- Theatrical release poster
- Directed by: Ted Nicolaou
- Written by: Charles Band Jackson Barr
- Produced by: Charles Band Keith S. Payson
- Cinematography: Adolfo Bartoli
- Edited by: Carol Oblath
- Production company: Full Moon Entertainment
- Distributed by: Paramount Home Video
- Release date: June 25, 1992;
- Running time: 88 minutes
- Country: United States
- Language: English

= Bad Channels =

Bad Channels is a 1992 American science fiction spoof direct-to-video film, produced by Full Moon Features and released by Paramount Home Video. It is about two aliens (Cosmo and Lump) who invade a radio station with the intention of capturing female humans, by using radio broadcasts. The hero is a DJ forced to combat the aliens alone when listeners think he is joking about the invasion.

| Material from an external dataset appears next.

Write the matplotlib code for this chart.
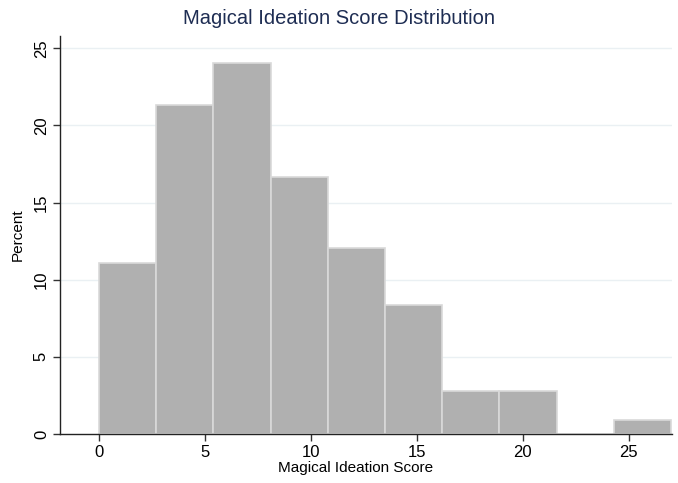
import matplotlib
matplotlib.use('Agg')
import matplotlib.pyplot as plt
import numpy as np

# Histogram of magical ideation scores (percent of respondents per bin)
bin_edges = [0, 2.7, 5.4, 8.1, 10.8, 13.5, 16.2, 18.9, 21.6, 24.3, 27.0]
percents = [11.11, 21.30, 24.07, 16.67, 12.04, 8.33, 2.78, 2.78, 0.0, 0.93]
xticks = [0, 5, 10, 15, 20, 25]
yticks = [0, 5, 10, 15, 20, 25]

plt.rcParams['font.family'] = ['Liberation Sans', 'DejaVu Sans']

W, H = 678, 483
fig = plt.figure(figsize=(W/100, H/100), dpi=100)

# Plot region in pixels: left 60, right 672, top 36, bottom 434
ax = fig.add_axes([60/W, (H-434)/H, (672-60)/W, (434-36)/H])

left = np.array(bin_edges[:-1])
widths = np.diff(bin_edges)
ax.bar(left, percents, width=widths, align='edge', color='#b0b0b0',
       edgecolor='#d9d9d9', linewidth=1.2, zorder=2)

ax.set_xlim(-1.84, 27.05)
ax.set_ylim(0, 25.8)

# Light horizontal grid, none at zero
for y in yticks[1:]:
    ax.axhline(y, color='#eaf0f3', linewidth=1.0, zorder=1)

for side in ['top', 'right']:
    ax.spines[side].set_visible(False)
for side in ['left', 'bottom']:
    ax.spines[side].set_color('#222222')
    ax.spines[side].set_linewidth(1.0)

ax.set_xticks(xticks)
ax.set_yticks(yticks)
ax.tick_params(axis='both', direction='out', length=5, width=1,
               color='#333333', labelsize=12, labelcolor='black')
ax.tick_params(axis='x', pad=3)
ax.tick_params(axis='y', pad=3)
for lab in ax.get_yticklabels():
    lab.set_rotation(90)
    lab.set_va('center')

ax.set_xlabel('Magical Ideation Score', fontsize=11, labelpad=0)
ax.xaxis.set_label_coords((356-60)/612, -0.068)
ax.set_ylabel('Percent', fontsize=11)
ax.yaxis.set_label_coords(-0.058, 0.5)

fig.text(0.5, 1 - 19/H, 'Magical Ideation Score Distribution', ha='center',
         va='center', fontsize=14.5, color='#1e2d53')

fig.savefig('out.png', dpi=100, facecolor='white')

The film also has its own soundtrack composed and performed by Blue Öyster Cult.

== Synopsis ==

KDUL is a new radio station running a promotion where DJ Dangerous Dan is chained to a chair until a listener calls in and guesses the combination to the locks. When the correct combination is finally guessed, a TV journalist, Lisa, suspects the solution was faked and that the promotion was a fraud. On her way to the station to confront the DJ, she witnesses a UFO.

Two aliens invade the radio station, using a device to capture female listeners. As they are abducted, the women imagine themselves starring in a music video. Once the video is completed, the alien shrinks and imprisons the women in clear tubes. Among the captured are a nurse (Melissa Behr), a waitress, and a cheerleader.

Realizing what the aliens are planning, the DJ warns his listeners to turn off the radio. However, listeners assume it's just another promotion. The alien attempts to capture Lisa, but instead shrinks a bystander.

The DJ isn't taken seriously until more women go missing, drawing the attention of the military. Eventually, the DJ discovers that the aliens are vulnerable to common disinfectant and uses it to defeat them, rescuing the women. All of the women—except Bunny—are restored to their normal size.

The broadcast attracts 10,000 listeners.

In a post-credit scene, a miniature man suggests that the shrunken woman, Bunny, might want a visit from Dollman.

==Cast==
- Paul Hipp as Dan O'Dare
- Martha Quinn as Lisa Cummings
- Aaron Lustig as Vernon Locknut
- Ian Patrick Williams as Dr. Payne
- Charlie Spradling as Cookie
- Melissa Behr as Nurse Ginger Jones
- Robert Factor as Willis
- Roumel Reaux as Flip Humble
- Rodney Ueno as Moon Hashimoto
- Daryl Strauss as Bunny Bonner
- Ron Keel as Grits

==Critical response==
Cinemaphile gave it a bad review, 0/4 stars, calling it a "mess" and saying "I fear that the creators of this movie must have had brain tissue damaged sometime in their lifetimes." The Film Fiend was more positive, calling it "hilariously cheesy". Classic Rock Magazine described the soundtrack as "a grotesque mistake".

User Ochnop at Something Awful gave Bad Channels a -39 out of a -50 (being the worst) saying "Who could ask for anything more from a film besides a bag to throw up in? "Bad Channels" is truly something awful."

Creature Feature liked the movie, giving it 3.5 out of 5 stars. It found the movie to be one of the more inventive of those produced by Charles Band and enjoyed the cable news satire. However, Moria gave it one star, finding it wears out its premise and is padded. TV Guide agreed with Moria's review.

Entertainment Weekly gave the movie a D. While it found it to be cheerfully cheesy, it found that it needed to be funnier.

==Production==

Director Nicolauo initially didn't want to be involved with the movie, finding its story too close to his other recent movie TerrorVision. However, he was attracted to making the fake music videos. Pat Siciliano scouted bands for the movie and was instrumental in the final choice. The end credits crossover with Dollman (film) was shot in one day.

==Release==
Bad Channels was released direct-to-video on VHS in 1992. It received a DVD release in 2013. A remastered Blu-ray was released on June 10, 2025.

==Soundtrack==
Bad Channels featured a soundtrack album titled Bad Channels that was composed and performed by Blue Öyster Cult and also had songs from a few other bands such as Sykotik Sinfoney, Joker, Fair Game, and DMT.

==Crossover==
A semi-sequel was released in the form of Dollman vs. Demonic Toys, a crossover film featuring characters from Dollman, Demonic Toys and Bad Channels.